<<<<

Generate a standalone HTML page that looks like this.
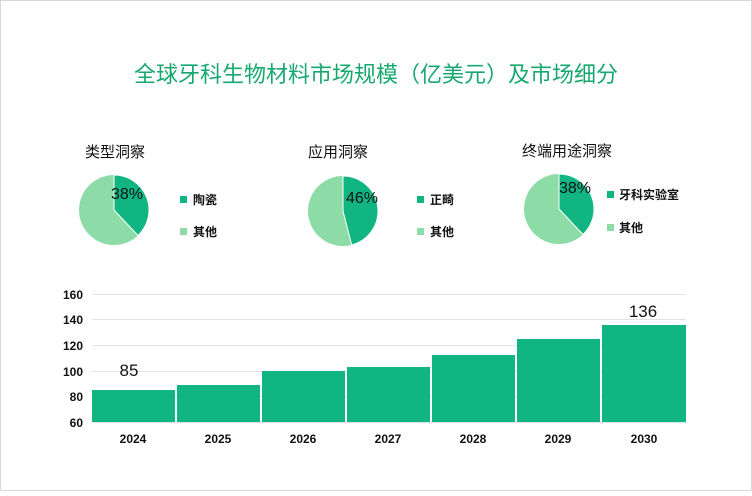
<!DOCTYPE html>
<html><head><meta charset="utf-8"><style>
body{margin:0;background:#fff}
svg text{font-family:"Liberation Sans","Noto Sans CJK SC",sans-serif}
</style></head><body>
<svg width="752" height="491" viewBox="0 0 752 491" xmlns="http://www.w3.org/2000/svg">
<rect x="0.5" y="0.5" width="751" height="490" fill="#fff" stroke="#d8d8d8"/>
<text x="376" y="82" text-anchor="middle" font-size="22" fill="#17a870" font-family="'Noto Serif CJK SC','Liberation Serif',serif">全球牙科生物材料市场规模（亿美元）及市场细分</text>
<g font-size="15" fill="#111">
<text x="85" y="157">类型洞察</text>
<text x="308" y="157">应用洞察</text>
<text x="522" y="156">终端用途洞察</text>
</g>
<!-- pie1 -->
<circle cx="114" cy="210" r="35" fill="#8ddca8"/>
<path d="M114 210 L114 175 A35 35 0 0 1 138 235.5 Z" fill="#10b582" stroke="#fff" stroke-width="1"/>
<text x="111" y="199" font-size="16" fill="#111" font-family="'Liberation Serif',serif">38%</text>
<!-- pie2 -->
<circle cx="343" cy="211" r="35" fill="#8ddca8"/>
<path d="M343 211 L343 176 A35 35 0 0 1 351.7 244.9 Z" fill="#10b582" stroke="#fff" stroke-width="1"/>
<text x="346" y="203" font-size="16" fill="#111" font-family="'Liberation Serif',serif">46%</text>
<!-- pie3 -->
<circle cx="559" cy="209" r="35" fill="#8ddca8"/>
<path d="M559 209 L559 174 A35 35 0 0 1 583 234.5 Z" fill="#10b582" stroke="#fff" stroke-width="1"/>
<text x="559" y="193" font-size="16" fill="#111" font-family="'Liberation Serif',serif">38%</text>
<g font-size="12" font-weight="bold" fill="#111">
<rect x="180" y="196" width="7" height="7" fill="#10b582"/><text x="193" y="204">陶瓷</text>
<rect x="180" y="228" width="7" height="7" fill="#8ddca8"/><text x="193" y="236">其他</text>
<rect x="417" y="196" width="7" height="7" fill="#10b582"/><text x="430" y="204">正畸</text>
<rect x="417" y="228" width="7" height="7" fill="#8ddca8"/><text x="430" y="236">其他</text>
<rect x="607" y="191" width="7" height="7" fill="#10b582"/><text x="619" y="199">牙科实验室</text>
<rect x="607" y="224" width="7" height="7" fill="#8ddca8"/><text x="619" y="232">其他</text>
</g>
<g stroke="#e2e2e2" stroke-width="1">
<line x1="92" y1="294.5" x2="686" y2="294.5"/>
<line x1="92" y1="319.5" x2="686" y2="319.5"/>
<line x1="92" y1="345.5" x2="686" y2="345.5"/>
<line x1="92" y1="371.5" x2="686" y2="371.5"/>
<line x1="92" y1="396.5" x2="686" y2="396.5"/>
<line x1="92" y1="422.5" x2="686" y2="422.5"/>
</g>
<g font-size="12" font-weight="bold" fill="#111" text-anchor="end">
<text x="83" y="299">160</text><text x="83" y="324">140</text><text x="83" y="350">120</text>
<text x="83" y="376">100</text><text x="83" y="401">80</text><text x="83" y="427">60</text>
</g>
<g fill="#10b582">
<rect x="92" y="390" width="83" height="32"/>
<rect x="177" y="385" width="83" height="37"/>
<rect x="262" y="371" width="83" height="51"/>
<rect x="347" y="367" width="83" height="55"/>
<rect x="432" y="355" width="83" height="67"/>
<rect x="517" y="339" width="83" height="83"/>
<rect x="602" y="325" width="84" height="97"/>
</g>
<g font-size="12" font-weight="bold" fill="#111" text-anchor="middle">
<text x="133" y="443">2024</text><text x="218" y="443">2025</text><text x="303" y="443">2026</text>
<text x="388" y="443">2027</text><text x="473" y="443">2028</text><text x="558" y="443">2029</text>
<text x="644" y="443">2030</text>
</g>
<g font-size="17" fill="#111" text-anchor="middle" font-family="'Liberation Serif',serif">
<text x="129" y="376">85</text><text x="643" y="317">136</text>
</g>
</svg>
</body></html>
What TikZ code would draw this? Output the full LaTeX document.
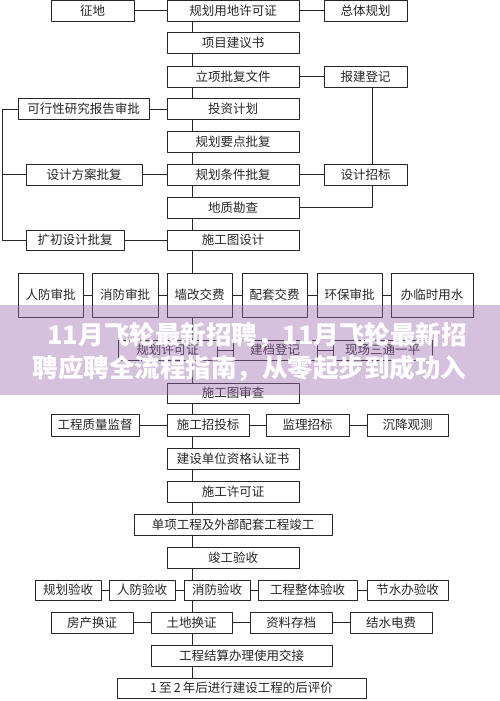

>>>>

- TASK REQUIREMENTS -
Every record must be copied exactly, with images dropped from the result.

- FULL SOLUTION -
Generate a standalone HTML page that looks like this.
<!DOCTYPE html>
<html><head><meta charset="utf-8"><style>
body{margin:0;background:#fff}
svg text{font-family:"Liberation Sans","Noto Sans CJK SC",sans-serif}
</style></head><body>
<svg width="752" height="491" viewBox="0 0 752 491" xmlns="http://www.w3.org/2000/svg">
<rect x="0.5" y="0.5" width="751" height="490" fill="#fff" stroke="#d8d8d8"/>
<text x="376" y="82" text-anchor="middle" font-size="22" fill="#17a870" font-family="'Noto Serif CJK SC','Liberation Serif',serif">全球牙科生物材料市场规模（亿美元）及市场细分</text>
<g font-size="15" fill="#111">
<text x="85" y="157">类型洞察</text>
<text x="308" y="157">应用洞察</text>
<text x="522" y="156">终端用途洞察</text>
</g>
<!-- pie1 -->
<circle cx="114" cy="210" r="35" fill="#8ddca8"/>
<path d="M114 210 L114 175 A35 35 0 0 1 138 235.5 Z" fill="#10b582" stroke="#fff" stroke-width="1"/>
<text x="111" y="199" font-size="16" fill="#111" font-family="'Liberation Serif',serif">38%</text>
<!-- pie2 -->
<circle cx="343" cy="211" r="35" fill="#8ddca8"/>
<path d="M343 211 L343 176 A35 35 0 0 1 351.7 244.9 Z" fill="#10b582" stroke="#fff" stroke-width="1"/>
<text x="346" y="203" font-size="16" fill="#111" font-family="'Liberation Serif',serif">46%</text>
<!-- pie3 -->
<circle cx="559" cy="209" r="35" fill="#8ddca8"/>
<path d="M559 209 L559 174 A35 35 0 0 1 583 234.5 Z" fill="#10b582" stroke="#fff" stroke-width="1"/>
<text x="559" y="193" font-size="16" fill="#111" font-family="'Liberation Serif',serif">38%</text>
<g font-size="12" font-weight="bold" fill="#111">
<rect x="180" y="196" width="7" height="7" fill="#10b582"/><text x="193" y="204">陶瓷</text>
<rect x="180" y="228" width="7" height="7" fill="#8ddca8"/><text x="193" y="236">其他</text>
<rect x="417" y="196" width="7" height="7" fill="#10b582"/><text x="430" y="204">正畸</text>
<rect x="417" y="228" width="7" height="7" fill="#8ddca8"/><text x="430" y="236">其他</text>
<rect x="607" y="191" width="7" height="7" fill="#10b582"/><text x="619" y="199">牙科实验室</text>
<rect x="607" y="224" width="7" height="7" fill="#8ddca8"/><text x="619" y="232">其他</text>
</g>
<g stroke="#e2e2e2" stroke-width="1">
<line x1="92" y1="294.5" x2="686" y2="294.5"/>
<line x1="92" y1="319.5" x2="686" y2="319.5"/>
<line x1="92" y1="345.5" x2="686" y2="345.5"/>
<line x1="92" y1="371.5" x2="686" y2="371.5"/>
<line x1="92" y1="396.5" x2="686" y2="396.5"/>
<line x1="92" y1="422.5" x2="686" y2="422.5"/>
</g>
<g font-size="12" font-weight="bold" fill="#111" text-anchor="end">
<text x="83" y="299">160</text><text x="83" y="324">140</text><text x="83" y="350">120</text>
<text x="83" y="376">100</text><text x="83" y="401">80</text><text x="83" y="427">60</text>
</g>
<g fill="#10b582">
<rect x="92" y="390" width="83" height="32"/>
<rect x="177" y="385" width="83" height="37"/>
<rect x="262" y="371" width="83" height="51"/>
<rect x="347" y="367" width="83" height="55"/>
<rect x="432" y="355" width="83" height="67"/>
<rect x="517" y="339" width="83" height="83"/>
<rect x="602" y="325" width="84" height="97"/>
</g>
<g font-size="12" font-weight="bold" fill="#111" text-anchor="middle">
<text x="133" y="443">2024</text><text x="218" y="443">2025</text><text x="303" y="443">2026</text>
<text x="388" y="443">2027</text><text x="473" y="443">2028</text><text x="558" y="443">2029</text>
<text x="644" y="443">2030</text>
</g>
<g font-size="17" fill="#111" text-anchor="middle" font-family="'Liberation Serif',serif">
<text x="129" y="376">85</text><text x="643" y="317">136</text>
</g>
</svg>
</body></html>
What TikZ code would draw this? Output the full LaTeX document.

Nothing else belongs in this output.